» Your objective: Repeat everything from the first line of the listing below through the line that contains "105, 108, 111, 114, 117, 120]", exactly. Leave out pictures.

» Available data:
※
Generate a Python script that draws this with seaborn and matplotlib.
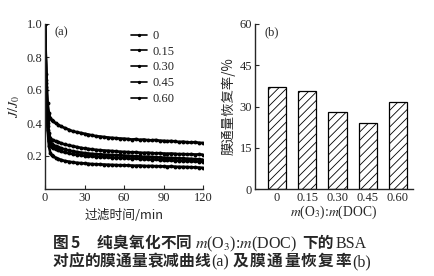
import numpy as np
import pandas as pd
import matplotlib
matplotlib.use("Agg")
import matplotlib.pyplot as plt
import seaborn as sns
from matplotlib.lines import Line2D
from matplotlib.ticker import FormatStrFormatter

# ---------------- data ----------------
time_min = [0, 1, 2, 3, 4, 5, 6, 8, 10, 12,
            15, 18, 21, 24, 27, 30, 33, 36, 39, 42,
            45, 48, 51, 54, 57, 60, 63, 66, 69, 72,
            75, 78, 81, 84, 87, 90, 93, 96, 99, 102,
            105, 108, 111, 114, 117, 120]

flux_060 = [1.00, 0.70, 0.52, 0.46, 0.43, 0.42, 0.41, 0.40, 0.39, 0.38,
            0.37, 0.36, 0.35, 0.345, 0.34, 0.335, 0.33, 0.325, 0.32, 0.318,
            0.315, 0.312, 0.31, 0.308, 0.306, 0.305, 0.303, 0.30, 0.302, 0.298,
            0.30, 0.296, 0.295, 0.297, 0.293, 0.292, 0.29, 0.291, 0.288, 0.285,
            0.287, 0.283, 0.282, 0.284, 0.280, 0.279]
flux_045 = [1.00, 0.66, 0.42, 0.34, 0.31, 0.30, 0.295, 0.29, 0.285, 0.278,
            0.27, 0.265, 0.26, 0.255, 0.25, 0.246, 0.243, 0.24, 0.237, 0.235,
            0.233, 0.232, 0.23, 0.228, 0.226, 0.225, 0.224, 0.222, 0.223, 0.22,
            0.219, 0.22, 0.218, 0.216, 0.217, 0.215, 0.214, 0.215, 0.213, 0.211,
            0.212, 0.21, 0.211, 0.209, 0.21, 0.208]
flux_030 = [1.00, 0.64, 0.40, 0.31, 0.285, 0.275, 0.268, 0.26, 0.255, 0.248,
            0.24, 0.234, 0.229, 0.225, 0.221, 0.218, 0.215, 0.213, 0.211, 0.21,
            0.208, 0.207, 0.206, 0.205, 0.204, 0.203, 0.201, 0.20, 0.198, 0.197,
            0.195, 0.196, 0.194, 0.193, 0.191, 0.19, 0.189, 0.188, 0.187, 0.186,
            0.185, 0.184, 0.183, 0.181, 0.18, 0.178]
flux_015 = [1.00, 0.62, 0.38, 0.29, 0.265, 0.255, 0.248, 0.24, 0.235, 0.228,
            0.222, 0.217, 0.212, 0.208, 0.205, 0.202, 0.20, 0.198, 0.196, 0.194,
            0.193, 0.192, 0.19, 0.189, 0.188, 0.187, 0.186, 0.184, 0.185, 0.182,
            0.181, 0.18, 0.178, 0.179, 0.176, 0.175, 0.174, 0.173, 0.172, 0.171,
            0.17, 0.169, 0.168, 0.167, 0.166, 0.165]
flux_000 = [1.00, 0.60, 0.36, 0.26, 0.22, 0.205, 0.198, 0.19, 0.183, 0.177,
            0.17, 0.166, 0.162, 0.159, 0.157, 0.155, 0.153, 0.151, 0.15, 0.149,
            0.148, 0.147, 0.146, 0.145, 0.144, 0.144, 0.143, 0.142, 0.141, 0.142,
            0.14, 0.139, 0.14, 0.138, 0.138, 0.137, 0.136, 0.137, 0.135, 0.134,
            0.134, 0.133, 0.132, 0.131, 0.13, 0.128]

ratio_labels = ["0", "0.15", "0.30", "0.45", "0.60"]
recovery_pct = [37.1, 35.7, 28.1, 23.9, 31.5]

# ---------------- style ----------------
sns.set_theme(style="ticks")
plt.rcParams["font.family"] = ["Liberation Serif", "Noto Sans CJK SC"]
plt.rcParams["mathtext.fontset"] = "stix"
plt.rcParams["hatch.linewidth"] = 0.6
plt.rcParams["axes.linewidth"] = 1.0
plt.rcParams["xtick.direction"] = "in"
plt.rcParams["ytick.direction"] = "in"

TICK_FS = 9.0
CJK = ["Noto Sans CJK SC", "DejaVu Sans"]

fig = plt.figure(figsize=(4.34, 2.76), dpi=100)
W, H = 434, 276
axa = fig.add_axes([45 / W, 1 - 189 / H, 158 / W, 165 / H])
axb = fig.add_axes([255 / W, 1 - 189 / H, 158 / W, 165 / H])

# ---------------- panel (a) ----------------
series = {"0.60": flux_060, "0.45": flux_045, "0.30": flux_030,
          "0.15": flux_015, "0": flux_000}
frames = []
for lab, vals in series.items():
    frames.append(pd.DataFrame({"t": time_min, "J": vals, "ratio": lab}))
df = pd.concat(frames, ignore_index=True)

sns.lineplot(data=df, x="t", y="J", hue="ratio", hue_order=ratio_labels,
             palette=["black"] * 5, marker="o", markersize=2.8,
             markeredgewidth=0, linewidth=1.9, legend=False, ax=axa)

axa.set_xlim(0, 120)
axa.set_ylim(0, 1.0)
axa.set_xticks([0, 30, 60, 90, 120])
axa.set_yticks([0.2, 0.4, 0.6, 0.8, 1.0])
axa.yaxis.set_major_formatter(FormatStrFormatter("%.1f"))
axa.tick_params(labelsize=TICK_FS, length=3, width=0.8, pad=2)
sns.despine(ax=axa)
axa.set_xlabel("过滤时间/min", fontsize=9.2, family=CJK, labelpad=4)
axa.set_ylabel(r"$J/J_0$", fontsize=10, labelpad=3)
axa.text(0.063, 0.95, "(a)", transform=axa.transAxes, fontsize=9,
         va="center", ha="left")

handles = [Line2D([], [], color="black", lw=1.2, marker="o", markersize=2.4,
                  markeredgewidth=0) for _ in ratio_labels]
axa.legend(handles, ratio_labels, loc="upper left",
           bbox_to_anchor=((131 - 45) / 158, (189 - 30) / 165),
           frameon=False, fontsize=TICK_FS, handlelength=1.3,
           handletextpad=0.4, labelspacing=0.3, borderpad=0, borderaxespad=0)

# ---------------- panel (b) ----------------
sns.barplot(x=ratio_labels, y=recovery_pct, order=ratio_labels,
            color="white", saturation=1, edgecolor="black", linewidth=0.9,
            hatch="////", width=0.6, ax=axb)
for p in axb.patches:
    p.set_facecolor("white")
    p.set_hatch("////")
axb.set_xlim(-0.73, 4.5)
axb.set_ylim(0, 60)
axb.set_yticks([0, 15, 30, 45, 60])
axb.tick_params(labelsize=TICK_FS, length=3, width=0.8, pad=2)
sns.despine(ax=axb)
axb.set_xlabel(r"$m$(O$_3$):$m$(DOC)", fontsize=9.8, labelpad=0)
axb.set_ylabel("膜通量恢复率/%", fontsize=9.6, family=CJK, labelpad=3)
axb.text(0.063, 0.95, "(b)", transform=axb.transAxes, fontsize=9,
         va="center", ha="left")

# ---------------- caption ----------------
cj = dict(family=CJK, fontsize=11.3, fontweight="bold")
se = dict(family=["Liberation Serif"], fontsize=11.5)


def place(pieces, y_base):
    for x, s, kw in pieces:
        fig.text(x / W, 1 - y_base / H, s, va="baseline", ha="left", **kw)


def place_spaced(x0, step, s, y_base, kw):
    for i, ch in enumerate(s):
        fig.text((x0 + i * step) / W, 1 - y_base / H, ch, va="baseline",
                 ha="left", **kw)


place([(53, "图", cj), (71, "5", cj), (302, "下的", cj),
       (195, r"$m$(O$_3$):$m$(DOC)", se), (336, "BSA", se)], 248)
place_spaced(97, 15.8, "纯臭氧化不同", 248, cj)
place_spaced(53, 15.7, "对应的膜通量衰减曲线", 266, cj)
place([(211, "(a)", se), (352, "(b)", se)], 266)
place_spaced(233, 17.0, "及膜通量恢复率", 266, cj)

fig.savefig("out.png", dpi=100)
※
» Output of the task:
Generate a Python script that draws this with seaborn and matplotlib.
import numpy as np
import pandas as pd
import matplotlib
matplotlib.use("Agg")
import matplotlib.pyplot as plt
import seaborn as sns
from matplotlib.lines import Line2D
from matplotlib.ticker import FormatStrFormatter

# ---------------- data ----------------
time_min = [0, 1, 2, 3, 4, 5, 6, 8, 10, 12,
            15, 18, 21, 24, 27, 30, 33, 36, 39, 42,
            45, 48, 51, 54, 57, 60, 63, 66, 69, 72,
            75, 78, 81, 84, 87, 90, 93, 96, 99, 102,
            105, 108, 111, 114, 117, 120]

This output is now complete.